Some look to the past success of the Civilian Conservation Corps during the depression of the 1930s. ‘Let’s give people jobs! Make them work hard and they’ll be fine!’ I think this is truly a laudable idea for some who lack homes or employment. For others, not so much. It seems that current methods of addiction treatment are not successful for many addicts. Is anyone working on new models? Solid mental health treatment facilities or access to therapists are sorely lacking. Working in prison system taught me that the current model of lengthy incarceration, solitary confinement for rule infractions, and dehumanizing conditions does not make people better. Also the stigmatization of those with a felony record is permanently damaging to the life prospects of those individuals.

On and on it goes. Dear friends, where do we begin?

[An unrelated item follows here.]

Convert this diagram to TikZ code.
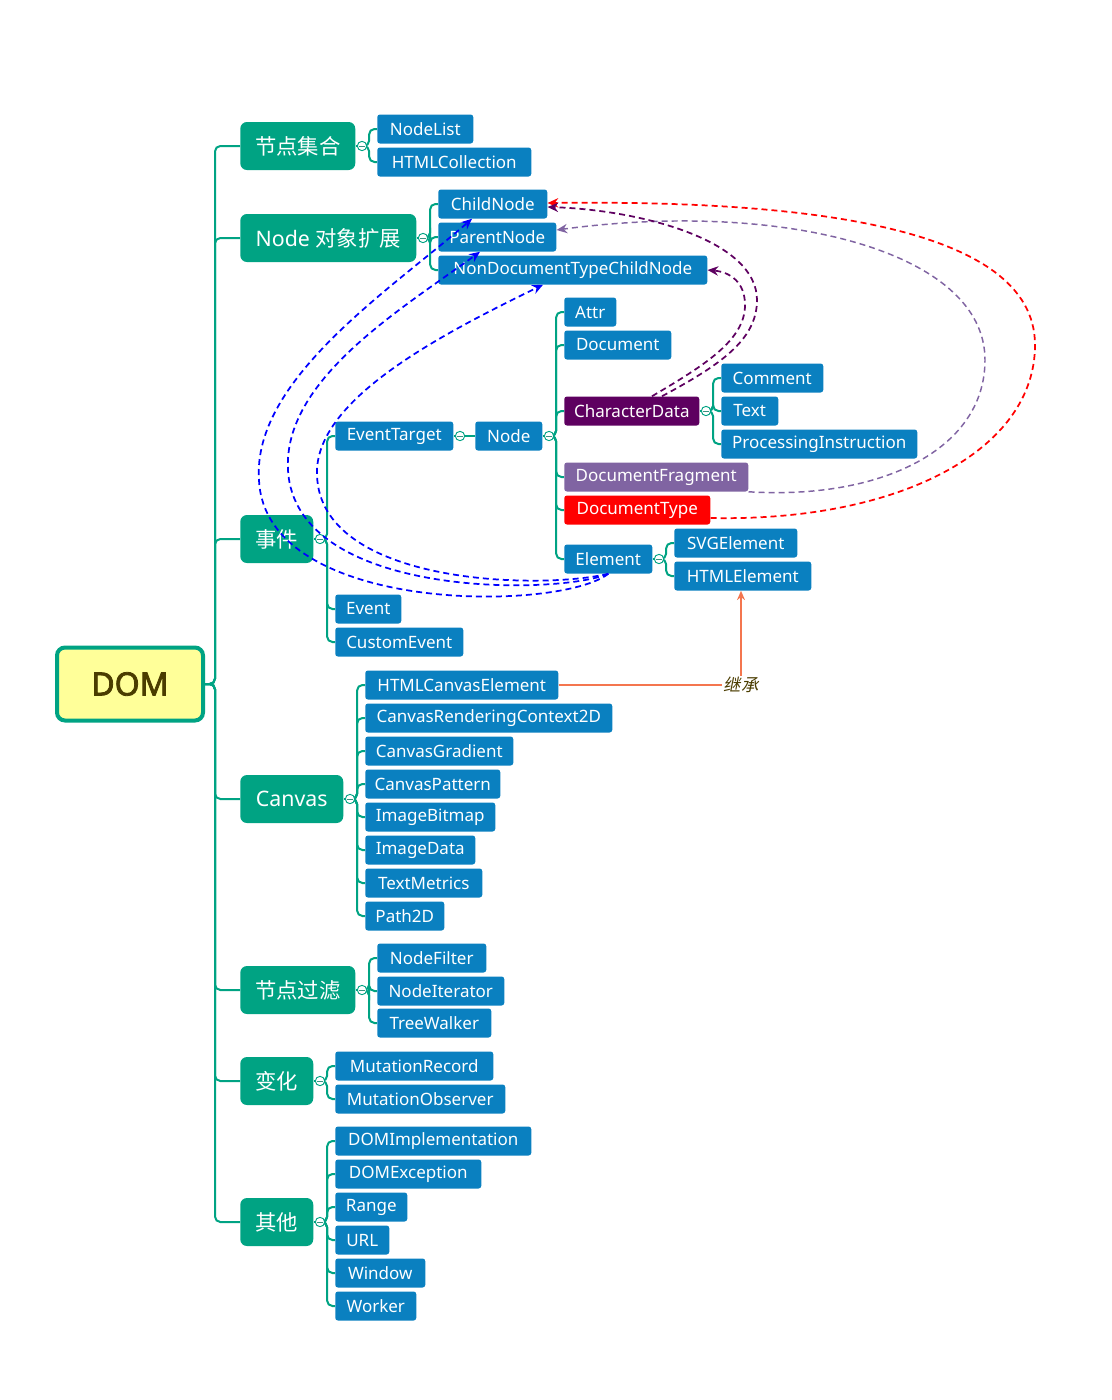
\documentclass[tikz,border=0pt]{standalone}
\usepackage{fontspec}
\setmainfont{Noto Sans}
\newfontfamily\cjk{Noto Sans CJK SC}
\newfontfamily\cjkslant{Noto Sans CJK SC}[FakeSlant=0.2]
\newfontfamily\rootfont{Noto Sans}[FakeBold=2.5]
\usetikzlibrary{arrows.meta}
\definecolor{mmgreen}{HTML}{00A383}
\definecolor{mmblue}{HTML}{0A80C0}
\definecolor{mmplum}{HTML}{5E0060}
\definecolor{mmlav}{HTML}{8064A2}
\definecolor{mmred}{HTML}{FF0000}
\definecolor{mmorange}{HTML}{F4764F}
\definecolor{mmolive}{HTML}{4A3C00}
\definecolor{mmyellow}{HTML}{FFFF99}
\definecolor{mmdash}{HTML}{0000FF}
\pgfdeclarelayer{bg}
\pgfsetlayers{bg,main}
\begin{document}
\begin{tikzpicture}[x=0.75pt,y=-0.75pt,
  link/.style={draw=mmgreen, line width=1.5pt, rounded corners=4pt},
  cat/.style={fill=mmgreen, rounded corners=5pt, text=white,
    font=\fontsize{16}{19}\selectfont, minimum height=36pt, anchor=west, inner sep=0pt},
  leaf/.style={fill=mmblue, rounded corners=2pt, text=white,
    font=\fontsize{12.75}{15}\selectfont, minimum height=21.75pt, anchor=west, inner sep=0pt},
  wd/.style={minimum width=#1*0.75pt},
  fold/.style={circle, draw=mmgreen, fill=white, line width=0.7pt, minimum size=7pt, inner sep=0pt,
    path picture={\draw[mmgreen!55!gray, line width=0.6pt]
      ([xshift=1.6pt]path picture bounding box.west) -- ([xshift=-1.6pt]path picture bounding box.east);}},
  rel/.style={dash pattern=on 4.5pt off 3pt, line width=1.3pt},
  tip/.style={-{Stealth[length=8pt,width=7pt]}},
]
\useasboundingbox (0,0) rectangle (1112,1400);

% root
\node[draw=mmgreen, line width=3pt, fill=mmyellow, rounded corners=6pt,
  minimum width=146*0.75pt, minimum height=73*0.75pt, text=mmolive,
  font=\fontsize{24}{28}\selectfont\rootfont] (DOM) at (130,684) {DOM};

% categories
\node[cat, wd=115] (cA) at (240,146)  {\cjk 节点集合};
\node[cat, wd=176] (cB) at (240,238)  {Node {\cjk 对象扩展}};
\node[cat, wd=73]  (cC) at (240,539)  {\cjk 事件};
\node[cat, wd=103] (cD) at (240,799)  {Canvas};
\node[cat, wd=115] (cE) at (240,990)  {\cjk 节点过滤};
\node[cat, wd=73]  (cF) at (240,1081) {\cjk 变化};
\node[cat, wd=73]  (cG) at (240,1222) {\cjk 其他};

% node collections
\node[leaf, wd=96]  (NodeList) at (377,129) {NodeList};
\node[leaf, wd=154] (HTMLCollection) at (377,162) {HTMLCollection};

% Node mixins
\node[leaf, wd=109] (ChildNode) at (438,204) {ChildNode};
\node[leaf, wd=118] (ParentNode) at (438,237) {ParentNode};
\node[leaf, wd=269] (NonDoc) at (438,270) {NonDocumentTypeChildNode};

% events and the node hierarchy
\node[leaf, wd=118] (EventTarget) at (335,436) {EventTarget};
\node[leaf, wd=67]  (Node) at (475,436) {Node};
\node[leaf, wd=66]  (Event) at (335,609) {Event};
\node[leaf, wd=128] (CustomEvent) at (335,642) {CustomEvent};

\node[leaf, wd=52]  (Attr) at (564,312) {Attr};
\node[leaf, wd=107] (Document) at (564,345) {Document};
\node[leaf, wd=135, fill=mmplum] (CharacterData) at (564,411) {CharacterData};
\node[leaf, wd=184, fill=mmlav] (DocumentFragment) at (564,477) {DocumentFragment};
\node[leaf, wd=146, fill=mmred] (DocumentType) at (564,510) {DocumentType};
\node[leaf, wd=88]  (Element) at (564,559) {Element};

\node[leaf, wd=102] (Comment) at (721,378) {Comment};
\node[leaf, wd=57]  (Text) at (721,411) {Text};
\node[leaf, wd=196] (PInstr) at (721,444) {ProcessingInstruction};

\node[leaf, wd=123] (SVGElement) at (674,543) {SVGElement};
\node[leaf, wd=137] (HTMLElement) at (674,576) {HTMLElement};

% canvas
\node[leaf, wd=193] (HTMLCanvasElement) at (365,685) {HTMLCanvasElement};
\node[leaf, wd=247] (CRC2D) at (365,718) {CanvasRenderingContext2D};
\node[leaf, wd=148] (CanvasGradient) at (365,751) {CanvasGradient};
\node[leaf, wd=135] (CanvasPattern) at (365,784) {CanvasPattern};
\node[leaf, wd=130] (ImageBitmap) at (365,817) {ImageBitmap};
\node[leaf, wd=110] (ImageData) at (365,850) {ImageData};
\node[leaf, wd=117] (TextMetrics) at (365,883) {TextMetrics};
\node[leaf, wd=79]  (Path2D) at (365,916) {Path2D};

% traversal
\node[leaf, wd=109] (NodeFilter) at (377,958) {NodeFilter};
\node[leaf, wd=127] (NodeIterator) at (377,991) {NodeIterator};
\node[leaf, wd=114] (TreeWalker) at (377,1023) {TreeWalker};

% mutation
\node[leaf, wd=158] (MutationRecord) at (335,1066) {MutationRecord};
\node[leaf, wd=170] (MutationObserver) at (335,1099) {MutationObserver};

% misc
\node[leaf, wd=196] (DOMImplementation) at (335,1141) {DOMImplementation};
\node[leaf, wd=146] (DOMException) at (335,1174) {DOMException};
\node[leaf, wd=72]  (Range) at (335,1207) {Range};
\node[leaf, wd=54]  (URL) at (335,1240) {URL};
\node[leaf, wd=90]  (Window) at (335,1273) {Window};
\node[leaf, wd=81]  (Worker) at (335,1306) {Worker};

% fold markers
\node[fold] (fA) at (362,146) {};
\node[fold] (fB) at (423,238) {};
\node[fold] (fC) at (320,539) {};
\node[fold] (fET) at (460,436) {};
\node[fold] (fN) at (549,436) {};
\node[fold] (fCD) at (706,411) {};
\node[fold] (fEl) at (659,559) {};
\node[fold] (fD) at (350,799) {};
\node[fold] (fE) at (362,990) {};
\node[fold] (fF) at (320,1081) {};
\node[fold] (fG) at (320,1222) {};

% inheritance label
\node[font=\fontsize{13}{15}\selectfont\cjkslant, text=mmolive, inner sep=1pt] (inh) at (741,685) {继承};

% tree connectors
\begin{pgfonlayer}{bg}
\foreach \c in {cA,cB,cC,cD,cE,cF,cG}
  \draw[link] (DOM.east) -- ++(10,0) |- (\c.west);
\foreach \p/\f in {cA/fA,cB/fB,cC/fC,cD/fD,cE/fE,cF/fF,cG/fG,Node/fN,CharacterData/fCD,Element/fEl}
  \draw[link] (\p.east) -- (\f.west);
\draw[link] (EventTarget.east) -- (Node.west);
\foreach \f/\k in {fA/NodeList,fA/HTMLCollection,
    fB/ChildNode,fB/ParentNode,fB/NonDoc,
    fC/EventTarget,fC/Event,fC/CustomEvent,
    fN/Attr,fN/Document,fN/CharacterData,fN/DocumentFragment,fN/DocumentType,fN/Element,
    fCD/Comment,fCD/Text,fCD/PInstr,
    fEl/SVGElement,fEl/HTMLElement,
    fD/HTMLCanvasElement,fD/CRC2D,fD/CanvasGradient,fD/CanvasPattern,
    fD/ImageBitmap,fD/ImageData,fD/TextMetrics,fD/Path2D,
    fE/NodeFilter,fE/NodeIterator,fE/TreeWalker,
    fF/MutationRecord,fF/MutationObserver,
    fG/DOMImplementation,fG/DOMException,fG/Range,fG/URL,fG/Window,fG/Worker}
  \draw[link] (\f.east) -- ++(2,0) |- (\k.west);
\end{pgfonlayer}

% inheritance arrow
\draw[mmorange, line width=1.1pt] (HTMLCanvasElement.east) -- (inh.west);
\draw[mmorange, line width=1.1pt, -{Stealth[length=7pt,width=6pt]}] (inh.north) -- (inh.north |- HTMLElement.south);

% mixin relations
\draw[rel, tip, mmred] ([yshift=-8*0.75pt]DocumentType.east)
  .. controls (900,522) and (1035,450) .. (1035,345)
  .. controls (1035,225) and (800,200) .. ([yshift=1*0.75pt]ChildNode.east);
\draw[rel, tip, mmlav, line width=1.1pt] (DocumentFragment.south east)
  .. controls (880,500) and (985,450) .. (985,360)
  .. controls (985,250) and (780,200) .. ([yshift=7*0.75pt]ParentNode.east);
\draw[rel, tip, mmplum] ([xshift=98*0.75pt]CharacterData.north west)
  .. controls (720,365) and (757,340) .. (757,300)
  .. controls (757,240) and (640,210) .. ([yshift=-3*0.75pt]ChildNode.east);
\draw[rel, tip, mmplum] ([xshift=88*0.75pt]CharacterData.north west)
  .. controls (705,365) and (745,340) .. (745,305)
  .. controls (745,282) and (730,272) .. (NonDoc.east);
\draw[rel, tip, mmdash] (Element.south)
  .. controls (560,612) and (265,615) .. (259,480)
  .. controls (252,380) and (390,290) .. ([xshift=34*0.75pt]ChildNode.south west);
\draw[rel, tip, mmdash] (Element.south)
  .. controls (560,595) and (295,600) .. (288,470)
  .. controls (283,380) and (400,310) .. ([xshift=42*0.75pt]ParentNode.south west);
\draw[rel, tip, mmdash] (Element.south)
  .. controls (540,590) and (320,585) .. (317,475)
  .. controls (314,400) and (440,335) .. ([xshift=105*0.75pt]NonDoc.south west);
\end{tikzpicture}
\end{document}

  • Names of people met are changed for privacy.

Peace vs. Fear

What feeling do you get from this image?

More and more Americans, many of whom would be considered “decent people”, are buying weapons for self-defense. Is this really the best response to the perception of an increasingly violent society?

We each need to answer this for ourselves, of course, as we do all ethical questions which face us in life. My hope is that arming yourself does not become a reflexive response to unexamined fear.

Violence is not the opposite of peace. Fear is the opposite of peace. Peace is an active attitude of trust, contentment, compassion, serenity and gratitude. Fear robs us of peace. We expect the worst, while buying into the idea that danger is always lurking outside the door.

What are the odds that you will find yourself in the position to shoot, or even threaten another human being with a gun? The odds vary by where you live, those with whom you associate, your personal habits, and your level of reactivity.

Every morning I walk by a tent encampment in a nearby park. Assuming that you live in a home, do these people have more to fear than you? Very likely so. Life is dangerous for those who lack safe housing, whether it be an encampment, a shelter, or home in an area with high levels of criminal activity.

This leads to the question of why a growing numbers of individuals, whom many of the “homed” fear, are “homeless.” We all know the answers–destructive personal habits, poor financial choices, mental health issues, or a criminal history which makes housing and employment difficult.

Why do people commit crimes? The answers overlap with why people lack homes.

Rather than spending your time buying guns, attending gun safety training, and going to a shooting range, what about making your community a better place for all people? Work for candidates who choose not to promote fear to get elected. Volunteer for organizations that provide jobs, affordable housing, job training and support, addiction assistance, and mental health counseling. Or use some of the money you save by not buying guns to start your own campaign or organization!

Peace trumps fear every time, my friends.